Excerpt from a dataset
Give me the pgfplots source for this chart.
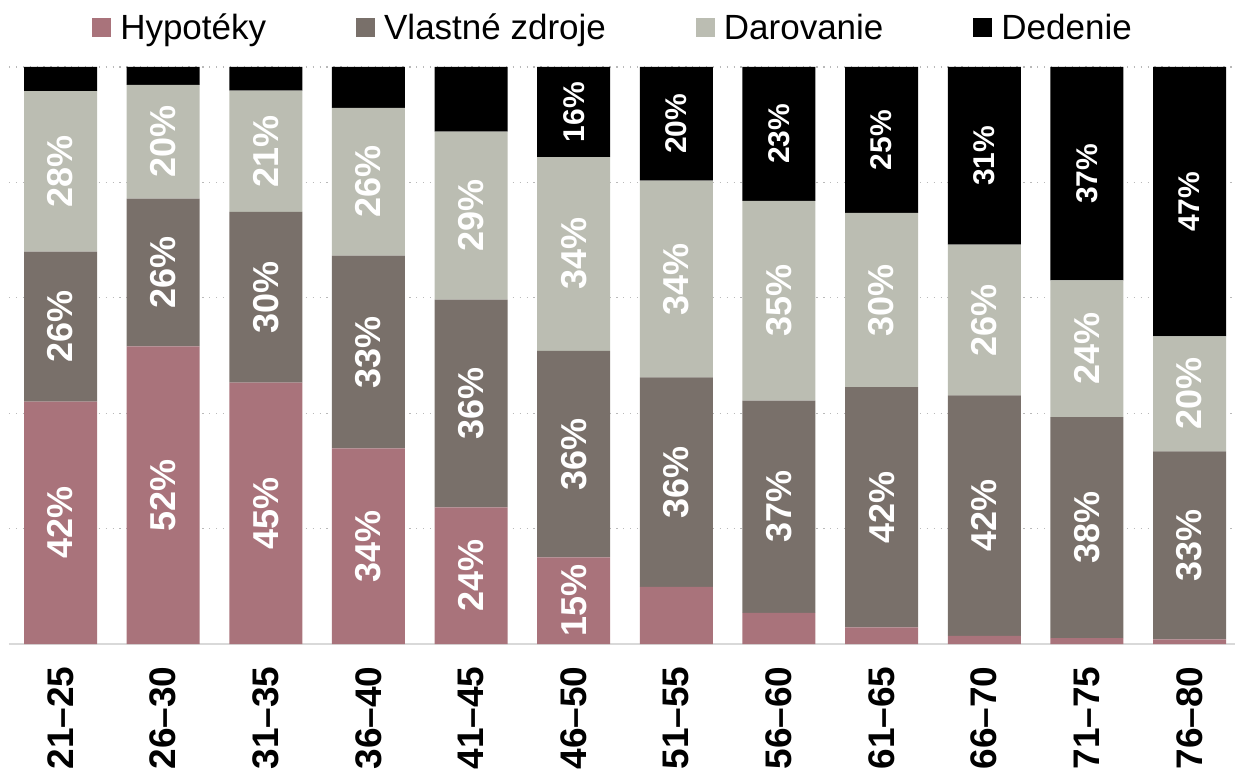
\documentclass[border=0pt]{standalone}
\usepackage{pgfplots}
\pgfplotsset{compat=1.18}
\usepackage{pgfplotstable}
\usepackage{fontspec}
\setmainfont{Liberation Sans}
\definecolor{hyp}{HTML}{A9737B}
\definecolor{vz}{HTML}{79706A}
\definecolor{dar}{HTML}{BBBDB2}
\definecolor{ded}{HTML}{000000}

\pgfplotstableread{
x H V D E
0 42.0 26.0 27.8 4.2
1 51.6 25.6 19.7 3.1
2 45.3 29.6 21.0 4.1
3 33.9 33.4 25.6 7.1
4 23.7 36.0 29.1 11.2
5 15.0 35.8 33.6 15.6
6 9.9 36.3 34.1 19.7
7 5.4 36.8 34.6 23.2
8 2.9 41.6 30.2 25.3
9 1.4 41.7 26.1 30.8
10 1.0 38.3 23.7 37.0
11 0.8 32.6 19.9 46.7
}\data

\pgfplotstableread{
x y lab
0 21.0 42
0 55.0 26
0 81.9 28
1 25.8 52
1 64.4 26
1 87.05 20
2 22.65 45
2 60.1 30
2 85.4 21
3 16.95 34
3 50.6 33
3 80.1 26
4 11.85 24
4 41.7 36
4 74.25 29
5 7.5 15
5 32.9 36
5 67.6 34
6 28.05 36
6 63.25 34
7 23.8 37
7 59.5 35
8 23.7 42
8 59.6 30
9 22.25 42
9 56.15 26
10 20.15 38
10 51.15 24
11 17.1 33
11 43.35 20
}\labsmain

\pgfplotstableread{
x y lab
5 92.2 16
6 90.15 20
7 88.4 23
8 87.35 25
9 84.6 31
10 81.5 37
11 76.65 47
}\labsded

\pgfplotsset{
  geom/.style={at={(9pt,128pt)}, anchor=south west, width=1226pt, height=577pt,
    scale only axis, xmin=-0.5018, xmax=11.443, ymin=0, ymax=100},
  sqlegend/.style={legend image code/.code={\fill[##1] (0pt,-9.5pt) rectangle (19pt,9.5pt);}},
}

\begin{document}
\begin{tikzpicture}
\useasboundingbox (0,0) rectangle (1235pt,772pt);
\begin{axis}[geom,
  ybar stacked, bar width=73pt,
  axis x line*=bottom, axis y line*=left,
  y axis line style={draw=none},
  x axis line style={draw=gray!30, line width=1.5pt},
  tick style={draw=none}, major tick length=0pt,
  ytick={20,40,60,80,100}, yticklabels={},
  ymajorgrids, y grid style={draw=gray!55, line width=1.3pt, dash pattern=on 1.3pt off 5.6pt},
  xtick={0,...,11},
  xticklabels={21--25,26--30,31--35,36--40,41--45,46--50,51--55,56--60,61--65,66--70,71--75,76--80},
  xticklabel style={yshift=-19pt, rotate=90, anchor=east, font=\bfseries\fontsize{37}{37}\selectfont},
  legend style={at={(0.4927,1.068)}, anchor=center, draw=none, fill=none,
    font=\fontsize{35}{42}\selectfont, legend columns=4,
    /tikz/every odd column/.append style={column sep=7pt},
    /tikz/every even column/.append style={column sep=88pt}},
]
\addplot[fill=hyp, draw=none, sqlegend] table[x=x, y=H] \data;
\addplot[fill=vz, draw=none, sqlegend] table[x=x, y=V] \data;
\addplot[fill=dar, draw=none, sqlegend] table[x=x, y=D] \data;
\addplot[fill=ded, draw=none, sqlegend] table[x=x, y=E] \data;
\legend{Hypotéky, Vlastné zdroje, Darovanie, Dedenie}
\end{axis}
\begin{axis}[geom, axis lines=none, ticks=none]
\addplot[only marks, mark=none, point meta=explicit symbolic,
  nodes near coords={\pgfplotspointmeta\%},
  every node near coord/.style={rotate=90, anchor=center, text=white, inner sep=0pt,
    font=\bfseries\fontsize{36}{36}\selectfont}]
  table[x=x, y=y, meta=lab] \labsmain;
\addplot[only marks, mark=none, point meta=explicit symbolic,
  nodes near coords={\pgfplotspointmeta\%},
  every node near coord/.style={rotate=90, anchor=center, text=white, inner sep=0pt,
    font=\bfseries\fontsize{30}{30}\selectfont}]
  table[x=x, y=y, meta=lab] \labsded;
\end{axis}
\end{tikzpicture}
\end{document}
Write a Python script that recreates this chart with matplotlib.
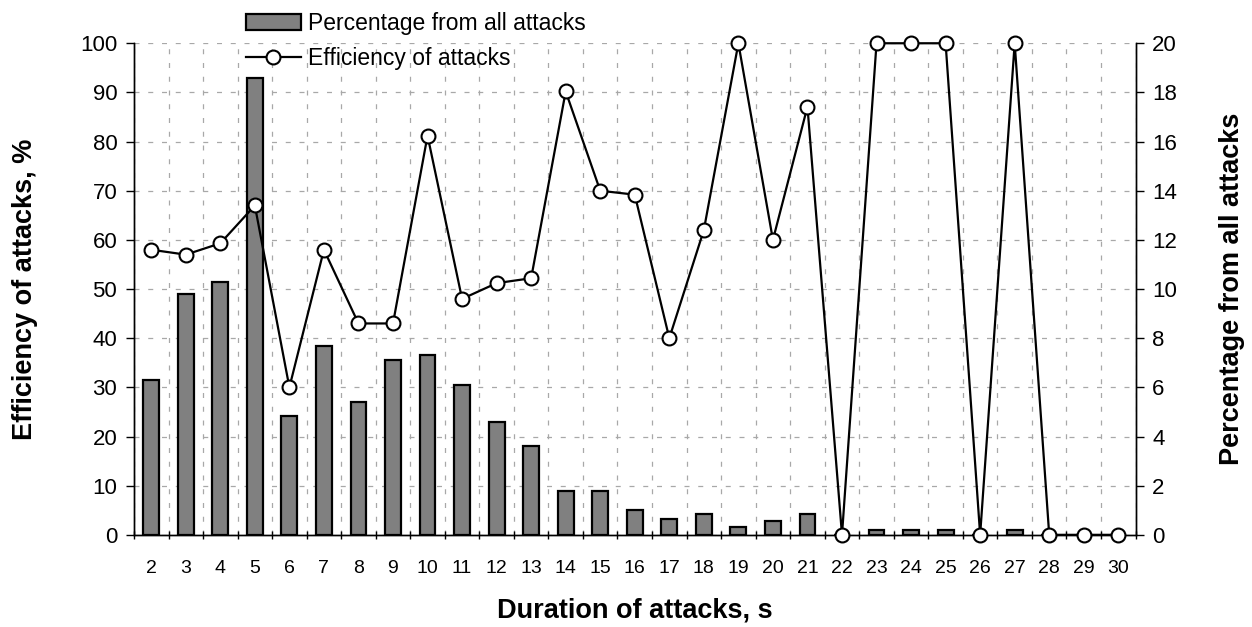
import matplotlib
matplotlib.use("Agg")
import matplotlib.pyplot as plt
import numpy as np

plt.rcParams['font.family'] = ['Liberation Sans', 'DejaVu Sans']

durations = list(range(2, 31))
percentage = [6.3, 9.8, 10.3, 18.6, 4.85, 7.7, 5.4, 7.1, 7.3, 6.1, 4.6, 3.6, 1.8, 1.8,
              1.0, 0.65, 0.84, 0.3, 0.57, 0.84, 0.0, 0.2, 0.2, 0.2, 0.0, 0.2, 0.0, 0.0, 0.0]
efficiency = [58, 57, 59.3, 67, 30, 58, 43, 43, 81.2, 48, 51.2, 52.2, 90.2, 70, 69.2, 40,
              62, 100, 60, 87.1, 0, 100, 100, 100, 0, 100, 0, 0, 0]

fig = plt.figure(figsize=(12.52, 6.27), dpi=100)
ax = fig.add_axes([0.107, 0.147, 0.8, 0.784])
ax2 = ax.twinx()
x = np.arange(len(durations))

grid_kw = dict(color='#a8a8a8', linestyle=(0, (4, 7)), linewidth=0.9)
ax.set_axisbelow(True)
ax.bar(x, percentage, width=0.46, color='#808080', edgecolor='black', linewidth=1.6,
       label='Percentage from all attacks', zorder=2)
ax.set_xlim(-0.5, len(durations) - 0.5)
ax.set_ylim(0, 20)
ax.set_yticks(np.arange(0, 21, 2))
ax.yaxis.tick_right()
ax.yaxis.set_label_position('right')
ax.set_xticks(x)
ax.set_xticklabels([str(d) for d in durations], fontsize=14)
ax.set_xticks(np.arange(-0.5, len(durations), 1), minor=True)
ax.tick_params(axis='x', which='major', length=0, pad=18)
ax.tick_params(axis='x', which='minor', length=6, width=1, direction='inout')
ax.tick_params(axis='y', labelsize=16, length=6, width=1, direction='out', pad=6)
ax.grid(True, axis='y', which='major', **grid_kw)
ax.grid(True, axis='x', which='minor', **grid_kw)
ax.set_ylabel('Percentage from all attacks', fontsize=19.5, fontweight='bold', labelpad=30)
ax.set_xlabel('Duration of attacks, s', fontsize=19.5, fontweight='bold', labelpad=15)

ax2.plot(x, efficiency, color='black', linewidth=1.6, marker='o', markersize=10,
         markerfacecolor='white', markeredgecolor='black', markeredgewidth=1.5,
         label='Efficiency of attacks', clip_on=False, zorder=5)
ax2.set_ylim(0, 100)
ax2.set_yticks(np.arange(0, 101, 10))
ax2.yaxis.tick_left()
ax2.yaxis.set_label_position('left')
ax2.tick_params(axis='y', labelsize=16, length=6, width=1, direction='out', pad=6)
ax2.set_ylabel('Efficiency of attacks, %', fontsize=19.5, fontweight='bold', labelpad=30)

for a in (ax, ax2):
    a.spines['top'].set_visible(False)
    for s in ('left', 'right', 'bottom'):
        a.spines[s].set_linewidth(1.0)

h1, l1 = ax.get_legend_handles_labels()
h2, l2 = ax2.get_legend_handles_labels()
fig.legend(h1 + h2, l1 + l2, loc='upper left', bbox_to_anchor=(0.189, 0.995),
           frameon=False, fontsize=16.5, handlelength=2.4, handleheight=0.7,
           handletextpad=0.3, labelspacing=0.5, borderaxespad=0)

fig.savefig('out.png', dpi=100)
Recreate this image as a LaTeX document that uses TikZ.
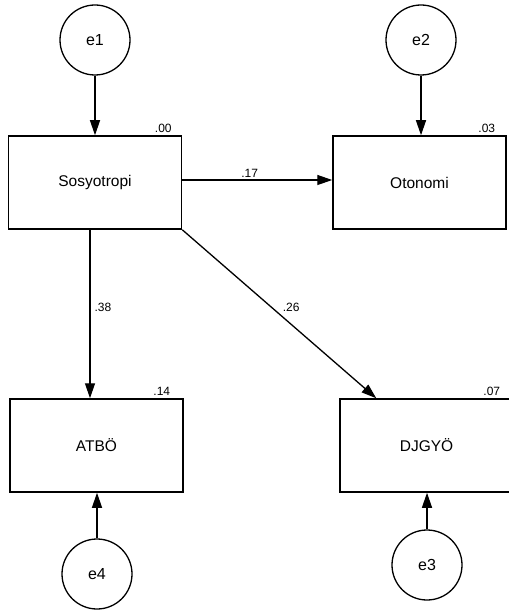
\documentclass[tikz,border=0pt]{standalone}
\usepackage{fontspec}
\setmainfont{Liberation Sans}
\usetikzlibrary{arrows.meta}
\begin{document}
\begin{tikzpicture}[x=1pt, y=-1pt, >={Triangle[length=15pt, width=10pt]}, line width=1.3pt]

        % Styles for nodes
        \tikzstyle{err} = [draw, circle, minimum size=70pt, inner sep=0pt, font=\fontsize{16}{18}\selectfont]
        \tikzstyle{var} = [draw, rectangle, minimum width=173pt, minimum height=93pt, inner sep=0pt, line width=1.5pt, font=\fontsize{15.5}{18}\selectfont]
        \tikzstyle{est} = [font=\fontsize{12}{14}\selectfont, inner sep=2pt]

        \useasboundingbox (0,0) rectangle (508,612);

        % Nodes
        \node[var] (sos) at (95,182.5) {Sosyotropi};
        \node[var] (oto) at (419.5,182.5) {Otonomi};
        \node[var] (atb) at (96.5,445.5) {ATBÖ};
        \node[var] (djg) at (426.5,445.5) {DJGYÖ};
        \node[err] (e1) at (95,40) {e1};
        \node[err] (e2) at (421,40) {e2};
        \node[err] (e4) at (97,574) {e4};
        \node[err] (e3) at (427,565) {e3};

        % Squared multiple correlations
        \node[est, anchor=south east] (r1) at ([xshift=-8pt]sos.north east) {.00};
        \node[est, anchor=south east] (r2) at ([xshift=-9pt]oto.north east) {.03};
        \node[est, anchor=south east] (r3) at ([xshift=-11pt]atb.north east) {.14};
        \node[est, anchor=south east] (r4) at ([xshift=-11pt]djg.north east) {.07};

        % Arrows
        \draw[->] (e1) -- (e1 |- sos.north);
        \draw[->] (e2) -- (e2 |- oto.north);
        \draw[->] (e4) -- (e4 |- atb.south);
        \draw[->] (e3) -- (e3 |- djg.south);
        \draw[->] ([yshift=2.5pt]sos.east) -- node[est, above, pos=0.45] {.17} ([yshift=2.5pt]oto.west);
        \draw[->] ([xshift=-5pt]sos.south) -- node[est, right, pos=0.46, xshift=2pt] {.38} ([xshift=-5pt]sos.south |- atb.north);
        \draw[->] (sos.south east) -- node[est, above right, pos=0.5, xshift=1pt] {.26} ([xshift=37pt]djg.north west);

\end{tikzpicture}
\end{document}
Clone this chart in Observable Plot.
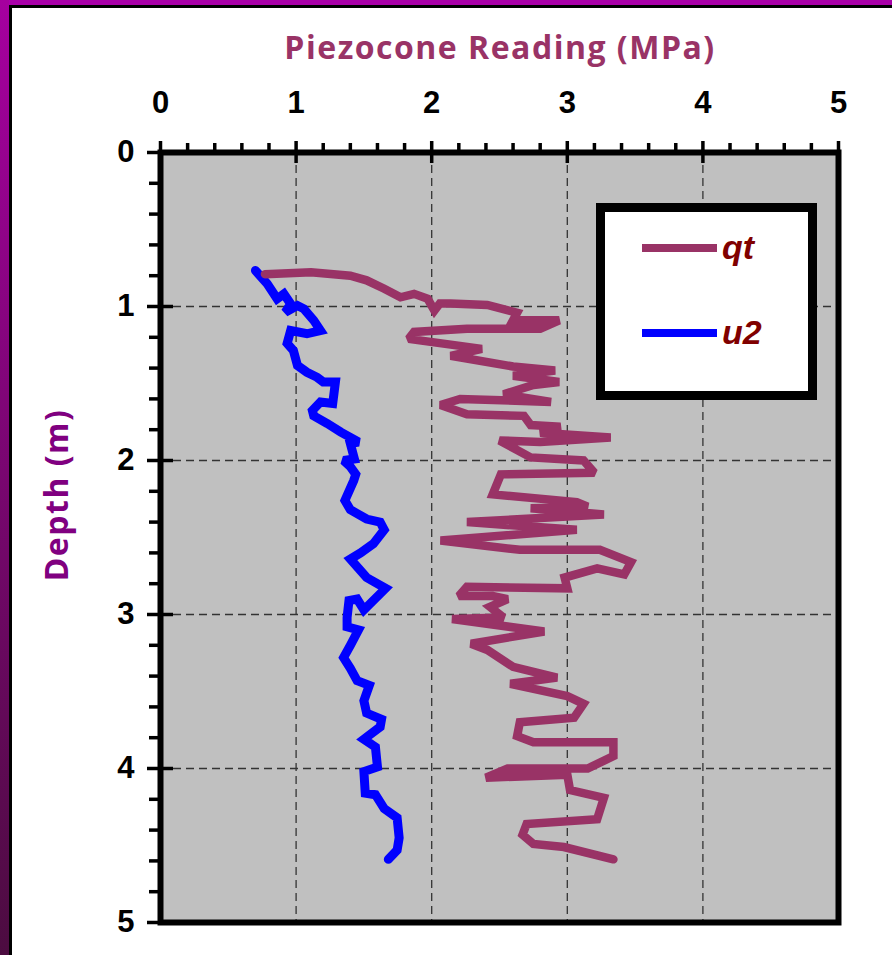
<!DOCTYPE html>
<html><head><meta charset="utf-8">
<script src="https://cdn.jsdelivr.net/npm/d3@7"></script>
<script src="https://cdn.jsdelivr.net/npm/@observablehq/plot@0.6"></script>
<style>
html,body{margin:0;padding:0;background:#fff;}
#wrap{position:relative;width:892px;height:955px;overflow:hidden;background:#fff;}
#bt{position:absolute;left:0;top:0;width:892px;height:5px;background:#a800a8;}
#btl{position:absolute;left:9px;top:5px;width:883px;height:2.5px;background:#000;}
#bl{position:absolute;left:0;top:0;width:9px;height:955px;background:linear-gradient(#a5009f,#4c0c40);}
#bll{position:absolute;left:9px;top:5px;width:2.5px;height:950px;background:#000;}
#chart{position:absolute;left:0;top:0;}
#title{position:absolute;top:25px;left:160px;width:680px;text-align:center;font-family:"Open Sans",sans-serif;font-weight:700;font-size:32px;letter-spacing:1.5px;color:#993366;white-space:nowrap;}
#ylabel{position:absolute;left:55px;top:495px;transform:translate(-50%,-50%) rotate(-90deg);font-family:"Open Sans",sans-serif;font-weight:700;font-size:32px;letter-spacing:1.5px;color:#800080;white-space:nowrap;}
#legend{position:absolute;left:596px;top:203px;width:221px;height:197px;box-sizing:border-box;border:9px solid #000;background:#fff;}
.sw{position:absolute;left:37px;width:75px;height:8px;}
.lt{position:absolute;left:117px;font-family:"Liberation Sans",Arial,sans-serif;font-weight:bold;font-style:italic;font-size:34px;color:#800000;line-height:1;}
</style></head>
<body>
<div id="wrap">
  <div id="bt"></div><div id="bl"></div><div id="btl"></div><div id="bll"></div>
  <div id="chart"></div>
  <div id="title">Piezocone Reading (MPa)</div>
  <div id="ylabel">Depth (m)</div>
  <div id="legend"></div>
</div>
<script>
// ---- data ----
const seriesNames = ["qt", "u2"];
const seriesColors = ["#993366", "#0000ff"];

const qtReading = [0.77,1.11,1.40,1.52,1.65,1.77,1.87,1.97,2.02,2.06,2.14,2.41,2.63,2.60,2.94,2.80,2.26,1.87,1.83,2.37,2.14,2.60,2.91,2.60,2.94,2.75,2.53,2.88,2.21,2.065,2.26,2.68,2.73,2.95,2.80,3.32,2.80,2.50,2.73,3.12,3.20,2.51,2.45,3.07,3.15,2.73,3.27,2.26,3.07,2.065,2.65,3.24,3.47,3.42,3.22,2.98,3.0,2.26,2.20,2.45,2.56,2.43,2.53,2.15,2.83,2.29,2.41,2.60,2.925,2.58,3.0,3.12,3.05,2.65,2.63,2.75,3.34,3.34,3.15,2.56,2.40,3.0,3.02,3.27,3.22,2.70,2.67,2.75,2.975,3.34];
const qtDepth = [0.79,0.777,0.80,0.83,0.885,0.94,0.918,0.95,1.026,0.98,0.98,0.99,1.04,1.09,1.09,1.145,1.145,1.165,1.21,1.275,1.32,1.39,1.415,1.45,1.49,1.51,1.57,1.62,1.60,1.64,1.70,1.71,1.77,1.78,1.82,1.85,1.88,1.87,1.98,2.0,2.08,2.09,2.22,2.27,2.30,2.31,2.35,2.40,2.45,2.52,2.58,2.58,2.66,2.74,2.70,2.76,2.83,2.82,2.88,2.88,2.90,2.95,3.02,3.03,3.11,3.19,3.23,3.34,3.41,3.45,3.53,3.58,3.67,3.70,3.79,3.83,3.83,3.92,4.0,4.0,4.06,4.04,4.14,4.19,4.33,4.36,4.43,4.49,4.51,4.59];

const u2Reading = [0.70,0.787,0.86,0.91,0.96,0.92,1.01,1.057,1.13,1.18,1.08,0.96,0.934,0.98,1.01,1.08,1.155,1.20,1.29,1.27,1.18,1.12,1.13,1.23,1.33,1.40,1.46,1.40,1.43,1.35,1.40,1.44,1.425,1.36,1.40,1.52,1.62,1.65,1.57,1.475,1.40,1.46,1.52,1.66,1.50,1.45,1.39,1.376,1.376,1.46,1.40,1.35,1.40,1.45,1.54,1.50,1.52,1.63,1.62,1.50,1.585,1.60,1.50,1.51,1.585,1.65,1.745,1.76,1.745,1.68];
const u2Depth = [0.766,0.853,0.95,0.918,0.983,1.037,0.994,1.015,1.09,1.156,1.177,1.156,1.24,1.286,1.383,1.427,1.46,1.49,1.49,1.63,1.62,1.675,1.71,1.76,1.816,1.85,1.88,1.89,1.99,2.0,2.04,2.09,2.13,2.26,2.32,2.38,2.40,2.45,2.54,2.60,2.64,2.70,2.76,2.83,2.97,2.90,2.91,3.02,3.08,3.10,3.20,3.28,3.35,3.43,3.46,3.56,3.64,3.68,3.73,3.81,3.86,3.99,4.02,4.16,4.17,4.26,4.32,4.45,4.53,4.59];

const majorTicks = [0, 1, 2, 3, 4, 5];
const gridTicks = [1, 2, 3, 4];
const minorTicks = [0.2,0.4,0.6,0.8,1.2,1.4,1.6,1.8,2.2,2.4,2.6,2.8,3.2,3.4,3.6,3.8,4.2,4.4,4.6,4.8];
const axisDomain = [0, 5];

// ---- build ----
const qt = qtReading.map((v, i) => ({reading: v, depth: qtDepth[i]}));
const u2 = u2Reading.map((v, i) => ({reading: v, depth: u2Depth[i]}));

const tickStyle = {stroke: "#000", strokeWidth: 3.5, strokeLinecap: "butt", label: null, tickFormat: () => ""};
const labelStyle = {fontSize: 31, fontWeight: "bold", fontFamily: "'Liberation Sans', Arial, sans-serif", fill: "#000", label: null, tickFormat: d3.format("d")};

const chart = Plot.plot({
  width: 892,
  height: 955,
  marginLeft: 160,
  marginRight: 54,
  marginTop: 152,
  marginBottom: 33,
  style: {background: "transparent", overflow: "visible"},
  x: {domain: axisDomain, axis: null},
  y: {domain: axisDomain, reverse: true, axis: null},
  marks: [
    Plot.frame({fill: "#c0c0c0", stroke: null}),
    Plot.gridX(gridTicks, {stroke: "#333", strokeOpacity: 1, strokeWidth: 1.3, strokeDasharray: "8,5"}),
    Plot.gridY(gridTicks, {stroke: "#333", strokeOpacity: 1, strokeWidth: 1.3, strokeDasharray: "8,5"}),
    Plot.line(u2, {x: "reading", y: "depth", stroke: seriesColors[1], strokeWidth: 9, curve: "linear", strokeLinejoin: "miter", strokeMiterlimit: 2}),
    Plot.line(qt, {x: "reading", y: "depth", stroke: seriesColors[0], strokeWidth: 8.5, curve: "linear", strokeLinejoin: "miter", strokeMiterlimit: 2}),
    Plot.frame({stroke: "#000", strokeWidth: 6}),
    Plot.axisX(minorTicks, {anchor: "top", tickSize: 10, ...tickStyle}),
    Plot.axisX(majorTicks, {anchor: "top", tickSize: 12, ...tickStyle}),
    Plot.axisX(majorTicks, {anchor: "top", tickSize: -10, ...tickStyle}),
    Plot.axisX(majorTicks, {anchor: "top", tickSize: 0, tickPadding: 40, ...labelStyle}),
    Plot.axisY(minorTicks, {anchor: "left", tickSize: 11, ...tickStyle}),
    Plot.axisY(majorTicks, {anchor: "left", tickSize: 13, ...tickStyle}),
    Plot.axisY(majorTicks, {anchor: "left", tickSize: -13, ...tickStyle}),
    Plot.axisY(majorTicks, {anchor: "left", tickSize: 0, tickPadding: 26, ...labelStyle})
  ]
});
document.getElementById("chart").append(chart);

// legend
const legend = document.getElementById("legend");
const rowTops = [36, 121];
seriesNames.forEach((name, i) => {
  const sw = document.createElement("div");
  sw.className = "sw";
  sw.style.top = (rowTops[i] - 4) + "px";
  sw.style.background = seriesColors[i];
  legend.append(sw);
  const t = document.createElement("div");
  t.className = "lt";
  t.style.top = (rowTops[i] - 18) + "px";
  t.textContent = name;
  legend.append(t);
});
</script>
</body></html>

- Exercise brief
Leave out the pictures and quote exactly the lines from the one where "Write a Python" appears to the one where "x = np.arange(len(durations))" appears, both ends counted.

- The output
Write a Python script that recreates this chart with matplotlib.
import matplotlib
matplotlib.use("Agg")
import matplotlib.pyplot as plt
import numpy as np

plt.rcParams['font.family'] = ['Liberation Sans', 'DejaVu Sans']

durations = list(range(2, 31))
percentage = [6.3, 9.8, 10.3, 18.6, 4.85, 7.7, 5.4, 7.1, 7.3, 6.1, 4.6, 3.6, 1.8, 1.8,
              1.0, 0.65, 0.84, 0.3, 0.57, 0.84, 0.0, 0.2, 0.2, 0.2, 0.0, 0.2, 0.0, 0.0, 0.0]
efficiency = [58, 57, 59.3, 67, 30, 58, 43, 43, 81.2, 48, 51.2, 52.2, 90.2, 70, 69.2, 40,
              62, 100, 60, 87.1, 0, 100, 100, 100, 0, 100, 0, 0, 0]

fig = plt.figure(figsize=(12.52, 6.27), dpi=100)
ax = fig.add_axes([0.107, 0.147, 0.8, 0.784])
ax2 = ax.twinx()
x = np.arange(len(durations))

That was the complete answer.